Written task: Output the material exactly, but drop every image it holds.
— Begin Collected material —
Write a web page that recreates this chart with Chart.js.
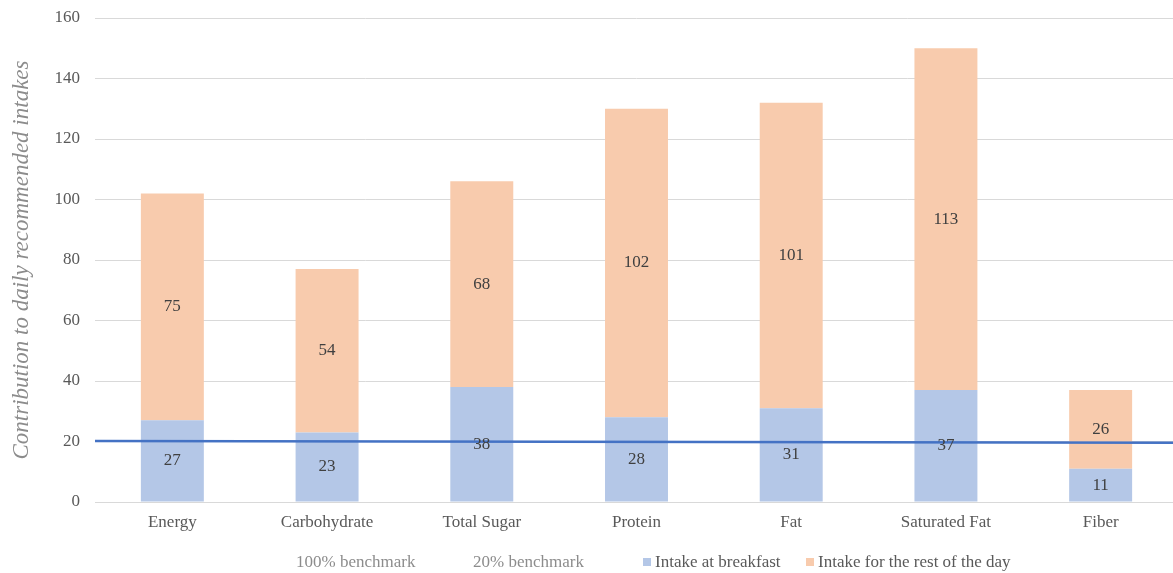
<!DOCTYPE html>
<html>
<head>
<meta charset="utf-8">
<script src="https://cdn.jsdelivr.net/npm/chart.js@4"></script>
<style>
  body { margin: 0; overflow: hidden; background: #fff; }
  #wrap { position: absolute; left: 0; top: 0; width: 1180px; height: 573px; }
  #legend { position: absolute; left: 0; top: 551px; width: 1173px; height: 22px;
            font-family: "Liberation Serif", serif; font-size: 17px; color: #595959; }
  .item { position: absolute; top: 0; white-space: nowrap; line-height: 22px; }
  .box { display: inline-block; width: 8px; height: 8px; margin-right: 4px; vertical-align: 1px; }
</style>
</head>
<body>
<div id="wrap"><canvas id="chart"></canvas></div>
<div id="legend"></div>
<script>
const categories = ['Energy', 'Carbohydrate', 'Total Sugar', 'Protein', 'Fat', 'Saturated Fat', 'Fiber'];
const breakfast = [27, 23, 38, 28, 31, 37, 11];
const restOfDay = [75, 54, 68, 102, 101, 113, 26];
// benchmark lines run across the whole plot (x from 0 to 1 on a hidden axis)
const bench100 = [100, 100];
const bench20 = [20.2, 19.6];
const yTicks = [0, 20, 40, 60, 80, 100, 120, 140, 160];

const serif = '"Liberation Serif", "Times New Roman", serif';

const segmentLabels = {
  id: 'segmentLabels',
  afterDatasetsDraw(chart) {
    const ctx = chart.ctx;
    ctx.save();
    ctx.font = '17px ' + serif;
    ctx.fillStyle = '#404040';
    ctx.textAlign = 'center';
    ctx.textBaseline = 'middle';
    chart.data.datasets.forEach((ds, i) => {
      if (ds.type !== 'bar') return;
      chart.getDatasetMeta(i).data.forEach((bar, j) => {
        const p = bar.getProps(['x', 'y', 'base'], true);
        ctx.fillText(ds.data[j], p.x, (p.y + p.base) / 2);
      });
    });
    ctx.restore();
  }
};

const toLine = vals => vals.map((v, i) => ({ x: i, y: v }));

const datasets = [
  {
    type: 'line', label: '100% benchmark', data: toLine(bench100), xAxisID: 'x2', stack: 'b100',
    borderColor: 'rgba(0,0,0,0)', pointRadius: 0, order: 0, legendColor: null, textColor: '#8c8c8c'
  },
  {
    type: 'line', label: '20% benchmark', data: toLine(bench20), xAxisID: 'x2', stack: 'b20',
    borderColor: '#4472C4', borderWidth: 2.5, pointRadius: 0, order: 0, legendColor: null, textColor: '#8c8c8c'
  },
  {
    type: 'bar', label: 'Intake at breakfast', data: breakfast, stack: 'intake', grouped: false,
    backgroundColor: '#B4C7E7', order: 1, legendColor: '#B4C7E7'
  },
  {
    type: 'bar', label: 'Intake for the rest of the day', data: restOfDay, stack: 'intake', grouped: false,
    backgroundColor: '#F8CBAD', order: 1, legendColor: '#F8CBAD'
  }
];

const ctx = document.getElementById('chart').getContext('2d');
const chart = new Chart(ctx, {
  data: { labels: categories, datasets: datasets },
  options: {
    responsive: true,
    maintainAspectRatio: false,
    animation: false,
    layout: { padding: { top: 18, right: 2, left: 0, bottom: 0 } },
    datasets: { bar: { categoryPercentage: 1, barPercentage: 0.407 } },
    plugins: { legend: { display: false }, tooltip: { enabled: false } },
    scales: {
      x: {
        stacked: true,
        grid: { display: false, drawTicks: false },
        border: { display: true, color: '#D9D9D9' },
        ticks: { color: '#595959', font: { family: serif, size: 17 }, padding: 10 },
        afterFit: s => { s.height = 71; }
      },
      x2: { type: 'linear', min: 0, max: 1, display: false, offset: false },
      y: {
        stacked: true,
        min: 0, max: 160,
        afterBuildTicks: s => { s.ticks = yTicks.map(v => ({ value: v })); },
        grid: { color: '#D9D9D9', drawTicks: false },
        border: { display: false },
        ticks: { color: '#595959', font: { family: serif, size: 17 }, padding: 15 },
        title: {
          display: true, text: 'Contribution to daily recommended intakes',
          color: '#8c8c8c', font: { family: serif, size: 23, style: 'italic' },
          padding: { top: 8, bottom: 0 }
        },
        afterFit: s => { s.width = 95; s.paddingTop = 0; s.paddingBottom = 0; }
      }
    }
  },
  plugins: [segmentLabels]
});

// legend below the chart
const legendLefts = [284, 461, 643, 806];
const legend = document.getElementById('legend');
chart.data.datasets.forEach((ds, i) => {
  const item = document.createElement('div');
  item.className = 'item';
  item.style.left = legendLefts[i] + 'px';
  const box = document.createElement('span');
  box.className = 'box';
  box.style.background = ds.legendColor || 'transparent';
  item.appendChild(box);
  const txt = document.createElement('span');
  txt.textContent = ds.label;
  if (ds.textColor) txt.style.color = ds.textColor;
  item.appendChild(txt);
  legend.appendChild(item);
});
</script>
</body>
</html>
— End Collected material —
Full response:
Write a web page that recreates this chart with Chart.js.
<!DOCTYPE html>
<html>
<head>
<meta charset="utf-8">
<script src="https://cdn.jsdelivr.net/npm/chart.js@4"></script>
<style>
  body { margin: 0; overflow: hidden; background: #fff; }
  #wrap { position: absolute; left: 0; top: 0; width: 1180px; height: 573px; }
  #legend { position: absolute; left: 0; top: 551px; width: 1173px; height: 22px;
            font-family: "Liberation Serif", serif; font-size: 17px; color: #595959; }
  .item { position: absolute; top: 0; white-space: nowrap; line-height: 22px; }
  .box { display: inline-block; width: 8px; height: 8px; margin-right: 4px; vertical-align: 1px; }
</style>
</head>
<body>
<div id="wrap"><canvas id="chart"></canvas></div>
<div id="legend"></div>
<script>
const categories = ['Energy', 'Carbohydrate', 'Total Sugar', 'Protein', 'Fat', 'Saturated Fat', 'Fiber'];
const breakfast = [27, 23, 38, 28, 31, 37, 11];
const restOfDay = [75, 54, 68, 102, 101, 113, 26];
// benchmark lines run across the whole plot (x from 0 to 1 on a hidden axis)
const bench100 = [100, 100];
const bench20 = [20.2, 19.6];
const yTicks = [0, 20, 40, 60, 80, 100, 120, 140, 160];

const serif = '"Liberation Serif", "Times New Roman", serif';

const segmentLabels = {
  id: 'segmentLabels',
  afterDatasetsDraw(chart) {
    const ctx = chart.ctx;
    ctx.save();
    ctx.font = '17px ' + serif;
    ctx.fillStyle = '#404040';
    ctx.textAlign = 'center';
    ctx.textBaseline = 'middle';
    chart.data.datasets.forEach((ds, i) => {
      if (ds.type !== 'bar') return;
      chart.getDatasetMeta(i).data.forEach((bar, j) => {
        const p = bar.getProps(['x', 'y', 'base'], true);
        ctx.fillText(ds.data[j], p.x, (p.y + p.base) / 2);
      });
    });
    ctx.restore();
  }
};

const toLine = vals => vals.map((v, i) => ({ x: i, y: v }));

const datasets = [
  {
    type: 'line', label: '100% benchmark', data: toLine(bench100), xAxisID: 'x2', stack: 'b100',
    borderColor: 'rgba(0,0,0,0)', pointRadius: 0, order: 0, legendColor: null, textColor: '#8c8c8c'
  },
  {
    type: 'line', label: '20% benchmark', data: toLine(bench20), xAxisID: 'x2', stack: 'b20',
    borderColor: '#4472C4', borderWidth: 2.5, pointRadius: 0, order: 0, legendColor: null, textColor: '#8c8c8c'
  },
  {
    type: 'bar', label: 'Intake at breakfast', data: breakfast, stack: 'intake', grouped: false,
    backgroundColor: '#B4C7E7', order: 1, legendColor: '#B4C7E7'
  },
  {
    type: 'bar', label: 'Intake for the rest of the day', data: restOfDay, stack: 'intake', grouped: false,
    backgroundColor: '#F8CBAD', order: 1, legendColor: '#F8CBAD'
  }
];

const ctx = document.getElementById('chart').getContext('2d');
const chart = new Chart(ctx, {
  data: { labels: categories, datasets: datasets },
  options: {
    responsive: true,
    maintainAspectRatio: false,
    animation: false,
    layout: { padding: { top: 18, right: 2, left: 0, bottom: 0 } },
    datasets: { bar: { categoryPercentage: 1, barPercentage: 0.407 } },
    plugins: { legend: { display: false }, tooltip: { enabled: false } },
    scales: {
      x: {
        stacked: true,
        grid: { display: false, drawTicks: false },
        border: { display: true, color: '#D9D9D9' },
        ticks: { color: '#595959', font: { family: serif, size: 17 }, padding: 10 },
        afterFit: s => { s.height = 71; }
      },
      x2: { type: 'linear', min: 0, max: 1, display: false, offset: false },
      y: {
        stacked: true,
        min: 0, max: 160,
        afterBuildTicks: s => { s.ticks = yTicks.map(v => ({ value: v })); },
        grid: { color: '#D9D9D9', drawTicks: false },
        border: { display: false },
        ticks: { color: '#595959', font: { family: serif, size: 17 }, padding: 15 },
        title: {
          display: true, text: 'Contribution to daily recommended intakes',
          color: '#8c8c8c', font: { family: serif, size: 23, style: 'italic' },
          padding: { top: 8, bottom: 0 }
        },
        afterFit: s => { s.width = 95; s.paddingTop = 0; s.paddingBottom = 0; }
      }
    }
  },
  plugins: [segmentLabels]
});

// legend below the chart
const legendLefts = [284, 461, 643, 806];
const legend = document.getElementById('legend');
chart.data.datasets.forEach((ds, i) => {
  const item = document.createElement('div');
  item.className = 'item';
  item.style.left = legendLefts[i] + 'px';
  const box = document.createElement('span');
  box.className = 'box';
  box.style.background = ds.legendColor || 'transparent';
  item.appendChild(box);
  const txt = document.createElement('span');
  txt.textContent = ds.label;
  if (ds.textColor) txt.style.color = ds.textColor;
  item.appendChild(txt);
  legend.appendChild(item);
});
</script>
</body>
</html>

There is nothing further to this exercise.